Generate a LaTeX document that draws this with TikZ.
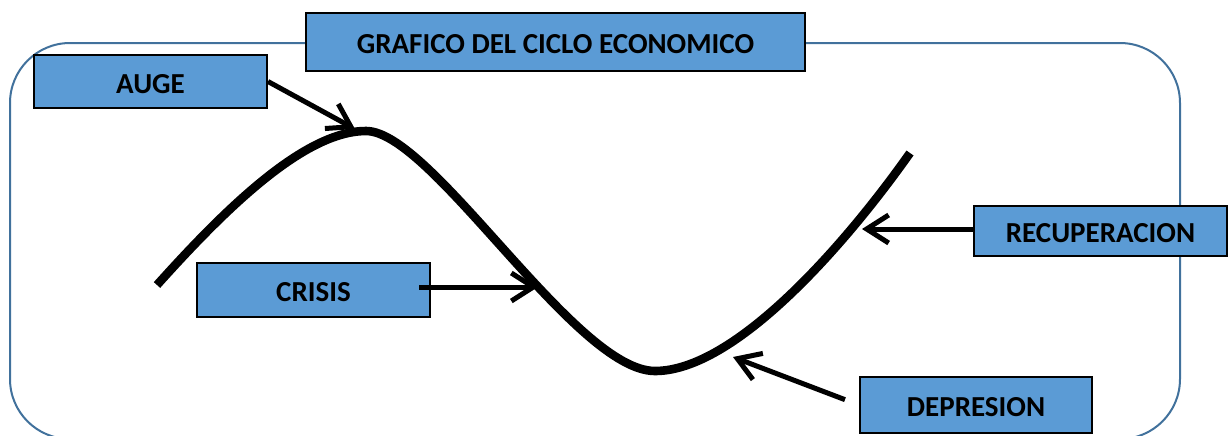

= = = =

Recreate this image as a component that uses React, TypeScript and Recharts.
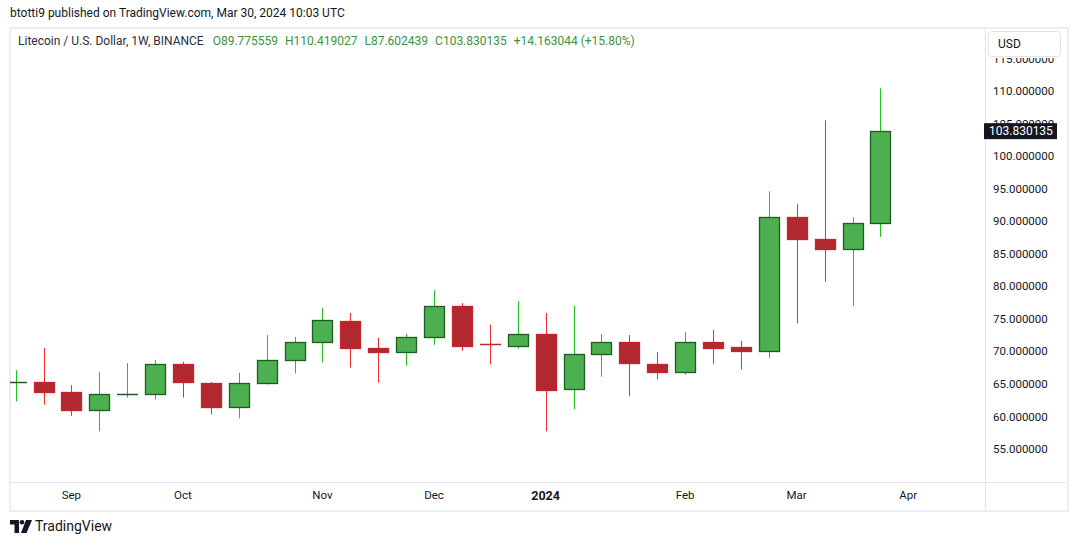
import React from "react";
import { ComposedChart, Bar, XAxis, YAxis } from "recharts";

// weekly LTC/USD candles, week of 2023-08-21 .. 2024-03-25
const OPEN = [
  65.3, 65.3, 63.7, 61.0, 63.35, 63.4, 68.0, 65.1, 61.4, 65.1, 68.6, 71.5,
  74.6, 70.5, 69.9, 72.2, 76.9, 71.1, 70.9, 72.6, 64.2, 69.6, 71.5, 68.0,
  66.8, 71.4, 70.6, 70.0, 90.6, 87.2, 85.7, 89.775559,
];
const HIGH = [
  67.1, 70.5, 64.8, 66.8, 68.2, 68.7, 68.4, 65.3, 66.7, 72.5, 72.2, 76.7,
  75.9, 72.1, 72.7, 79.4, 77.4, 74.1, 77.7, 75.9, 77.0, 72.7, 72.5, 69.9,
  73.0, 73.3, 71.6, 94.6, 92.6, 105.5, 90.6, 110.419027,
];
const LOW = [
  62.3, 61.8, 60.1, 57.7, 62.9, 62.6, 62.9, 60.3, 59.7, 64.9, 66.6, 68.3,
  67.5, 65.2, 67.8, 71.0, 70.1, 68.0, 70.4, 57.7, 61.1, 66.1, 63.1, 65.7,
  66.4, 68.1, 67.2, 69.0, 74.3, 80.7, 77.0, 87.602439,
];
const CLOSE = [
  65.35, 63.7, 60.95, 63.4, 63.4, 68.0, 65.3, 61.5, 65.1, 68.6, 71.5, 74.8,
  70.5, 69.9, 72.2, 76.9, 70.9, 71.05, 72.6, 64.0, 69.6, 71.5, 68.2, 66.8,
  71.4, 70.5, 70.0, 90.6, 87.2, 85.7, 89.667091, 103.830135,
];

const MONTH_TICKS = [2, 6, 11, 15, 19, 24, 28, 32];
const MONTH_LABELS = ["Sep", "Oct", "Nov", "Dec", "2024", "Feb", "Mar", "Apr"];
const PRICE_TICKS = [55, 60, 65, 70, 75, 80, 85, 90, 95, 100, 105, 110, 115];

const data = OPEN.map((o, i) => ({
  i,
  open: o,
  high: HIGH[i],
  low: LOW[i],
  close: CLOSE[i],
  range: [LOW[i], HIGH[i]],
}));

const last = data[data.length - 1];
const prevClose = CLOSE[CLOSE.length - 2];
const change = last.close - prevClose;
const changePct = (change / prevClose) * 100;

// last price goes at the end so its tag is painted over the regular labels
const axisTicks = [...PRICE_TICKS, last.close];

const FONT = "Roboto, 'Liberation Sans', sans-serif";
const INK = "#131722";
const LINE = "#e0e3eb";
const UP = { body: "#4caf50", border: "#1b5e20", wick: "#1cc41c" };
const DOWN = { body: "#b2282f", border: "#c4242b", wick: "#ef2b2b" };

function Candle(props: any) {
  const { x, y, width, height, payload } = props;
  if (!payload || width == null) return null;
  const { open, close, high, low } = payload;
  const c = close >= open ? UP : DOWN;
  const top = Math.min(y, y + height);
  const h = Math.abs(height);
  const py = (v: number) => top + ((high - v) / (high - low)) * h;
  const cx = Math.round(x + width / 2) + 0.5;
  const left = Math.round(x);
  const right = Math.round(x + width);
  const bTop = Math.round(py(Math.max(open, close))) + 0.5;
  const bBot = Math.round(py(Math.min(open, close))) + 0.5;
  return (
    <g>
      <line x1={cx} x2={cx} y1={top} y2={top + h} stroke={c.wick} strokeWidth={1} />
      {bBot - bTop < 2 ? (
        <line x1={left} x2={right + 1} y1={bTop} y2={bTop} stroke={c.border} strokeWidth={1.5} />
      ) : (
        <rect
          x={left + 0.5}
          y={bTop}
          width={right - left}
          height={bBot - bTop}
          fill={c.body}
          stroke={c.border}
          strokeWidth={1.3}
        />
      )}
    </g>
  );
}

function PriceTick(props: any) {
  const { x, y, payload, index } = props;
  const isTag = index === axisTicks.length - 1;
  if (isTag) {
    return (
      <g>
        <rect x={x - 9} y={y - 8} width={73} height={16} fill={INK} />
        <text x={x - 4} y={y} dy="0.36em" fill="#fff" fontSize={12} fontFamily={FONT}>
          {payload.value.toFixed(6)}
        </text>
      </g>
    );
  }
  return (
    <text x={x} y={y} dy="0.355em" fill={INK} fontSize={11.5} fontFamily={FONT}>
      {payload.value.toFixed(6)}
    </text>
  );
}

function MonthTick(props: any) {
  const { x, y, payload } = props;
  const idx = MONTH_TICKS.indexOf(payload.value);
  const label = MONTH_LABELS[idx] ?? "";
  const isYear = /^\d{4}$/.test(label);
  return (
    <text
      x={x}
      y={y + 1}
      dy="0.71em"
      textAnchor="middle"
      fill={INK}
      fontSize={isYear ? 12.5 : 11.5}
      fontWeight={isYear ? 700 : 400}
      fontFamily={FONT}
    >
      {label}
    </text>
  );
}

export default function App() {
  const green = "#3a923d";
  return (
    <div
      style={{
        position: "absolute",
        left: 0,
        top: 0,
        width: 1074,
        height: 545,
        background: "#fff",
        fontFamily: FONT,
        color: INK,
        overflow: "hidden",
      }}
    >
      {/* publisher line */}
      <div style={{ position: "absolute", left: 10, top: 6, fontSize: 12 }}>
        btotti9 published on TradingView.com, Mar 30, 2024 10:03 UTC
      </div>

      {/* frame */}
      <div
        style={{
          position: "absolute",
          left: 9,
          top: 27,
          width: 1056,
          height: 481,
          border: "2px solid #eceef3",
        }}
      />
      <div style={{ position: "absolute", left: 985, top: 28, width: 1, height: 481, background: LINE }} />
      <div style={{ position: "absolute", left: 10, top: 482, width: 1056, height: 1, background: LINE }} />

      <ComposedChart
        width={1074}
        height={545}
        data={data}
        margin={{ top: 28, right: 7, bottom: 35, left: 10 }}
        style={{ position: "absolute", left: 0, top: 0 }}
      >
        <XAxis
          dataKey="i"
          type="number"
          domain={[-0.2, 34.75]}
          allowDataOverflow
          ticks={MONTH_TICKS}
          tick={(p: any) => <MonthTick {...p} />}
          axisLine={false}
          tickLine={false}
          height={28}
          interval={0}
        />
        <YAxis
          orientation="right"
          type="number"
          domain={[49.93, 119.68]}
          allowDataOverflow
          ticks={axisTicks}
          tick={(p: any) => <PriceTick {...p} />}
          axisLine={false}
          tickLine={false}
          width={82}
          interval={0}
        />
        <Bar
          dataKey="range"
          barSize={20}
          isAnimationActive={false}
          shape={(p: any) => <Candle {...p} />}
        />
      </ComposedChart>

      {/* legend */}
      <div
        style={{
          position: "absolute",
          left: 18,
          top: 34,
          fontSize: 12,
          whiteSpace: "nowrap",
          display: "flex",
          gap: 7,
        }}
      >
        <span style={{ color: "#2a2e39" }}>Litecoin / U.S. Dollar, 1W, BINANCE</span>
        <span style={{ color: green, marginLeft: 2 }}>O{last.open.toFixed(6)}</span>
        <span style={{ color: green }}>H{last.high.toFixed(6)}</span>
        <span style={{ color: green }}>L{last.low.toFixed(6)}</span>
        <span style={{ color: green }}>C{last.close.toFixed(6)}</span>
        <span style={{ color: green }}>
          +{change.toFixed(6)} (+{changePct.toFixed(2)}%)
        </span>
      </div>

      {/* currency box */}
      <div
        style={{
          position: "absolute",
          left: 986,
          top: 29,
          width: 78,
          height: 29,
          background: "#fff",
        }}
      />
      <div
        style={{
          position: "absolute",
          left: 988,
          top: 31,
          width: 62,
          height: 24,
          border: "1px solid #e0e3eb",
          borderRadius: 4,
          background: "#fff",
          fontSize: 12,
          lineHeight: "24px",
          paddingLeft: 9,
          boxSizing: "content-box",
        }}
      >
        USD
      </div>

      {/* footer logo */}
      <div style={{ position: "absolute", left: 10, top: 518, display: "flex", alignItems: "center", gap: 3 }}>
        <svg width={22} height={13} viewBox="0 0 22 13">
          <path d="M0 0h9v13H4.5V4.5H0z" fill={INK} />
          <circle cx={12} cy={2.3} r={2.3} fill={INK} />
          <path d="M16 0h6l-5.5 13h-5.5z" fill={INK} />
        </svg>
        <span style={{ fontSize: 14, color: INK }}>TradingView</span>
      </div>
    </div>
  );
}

= = = =

» Task instructions:
Write out the lines from the one containing "Recreate this image" down to the one containing "const axisTicks = [...PRICE_TICKS, last.close];", both included, exactly as they appear. Leave out any pictures.

» Task solution:
Recreate this image as a component that uses React, TypeScript and Recharts.
import React from "react";
import { ComposedChart, Bar, XAxis, YAxis } from "recharts";

// weekly LTC/USD candles, week of 2023-08-21 .. 2024-03-25
const OPEN = [
  65.3, 65.3, 63.7, 61.0, 63.35, 63.4, 68.0, 65.1, 61.4, 65.1, 68.6, 71.5,
  74.6, 70.5, 69.9, 72.2, 76.9, 71.1, 70.9, 72.6, 64.2, 69.6, 71.5, 68.0,
  66.8, 71.4, 70.6, 70.0, 90.6, 87.2, 85.7, 89.775559,
];
const HIGH = [
  67.1, 70.5, 64.8, 66.8, 68.2, 68.7, 68.4, 65.3, 66.7, 72.5, 72.2, 76.7,
  75.9, 72.1, 72.7, 79.4, 77.4, 74.1, 77.7, 75.9, 77.0, 72.7, 72.5, 69.9,
  73.0, 73.3, 71.6, 94.6, 92.6, 105.5, 90.6, 110.419027,
];
const LOW = [
  62.3, 61.8, 60.1, 57.7, 62.9, 62.6, 62.9, 60.3, 59.7, 64.9, 66.6, 68.3,
  67.5, 65.2, 67.8, 71.0, 70.1, 68.0, 70.4, 57.7, 61.1, 66.1, 63.1, 65.7,
  66.4, 68.1, 67.2, 69.0, 74.3, 80.7, 77.0, 87.602439,
];
const CLOSE = [
  65.35, 63.7, 60.95, 63.4, 63.4, 68.0, 65.3, 61.5, 65.1, 68.6, 71.5, 74.8,
  70.5, 69.9, 72.2, 76.9, 70.9, 71.05, 72.6, 64.0, 69.6, 71.5, 68.2, 66.8,
  71.4, 70.5, 70.0, 90.6, 87.2, 85.7, 89.667091, 103.830135,
];

const MONTH_TICKS = [2, 6, 11, 15, 19, 24, 28, 32];
const MONTH_LABELS = ["Sep", "Oct", "Nov", "Dec", "2024", "Feb", "Mar", "Apr"];
const PRICE_TICKS = [55, 60, 65, 70, 75, 80, 85, 90, 95, 100, 105, 110, 115];

const data = OPEN.map((o, i) => ({
  i,
  open: o,
  high: HIGH[i],
  low: LOW[i],
  close: CLOSE[i],
  range: [LOW[i], HIGH[i]],
}));

const last = data[data.length - 1];
const prevClose = CLOSE[CLOSE.length - 2];
const change = last.close - prevClose;
const changePct = (change / prevClose) * 100;

// last price goes at the end so its tag is painted over the regular labels
const axisTicks = [...PRICE_TICKS, last.close];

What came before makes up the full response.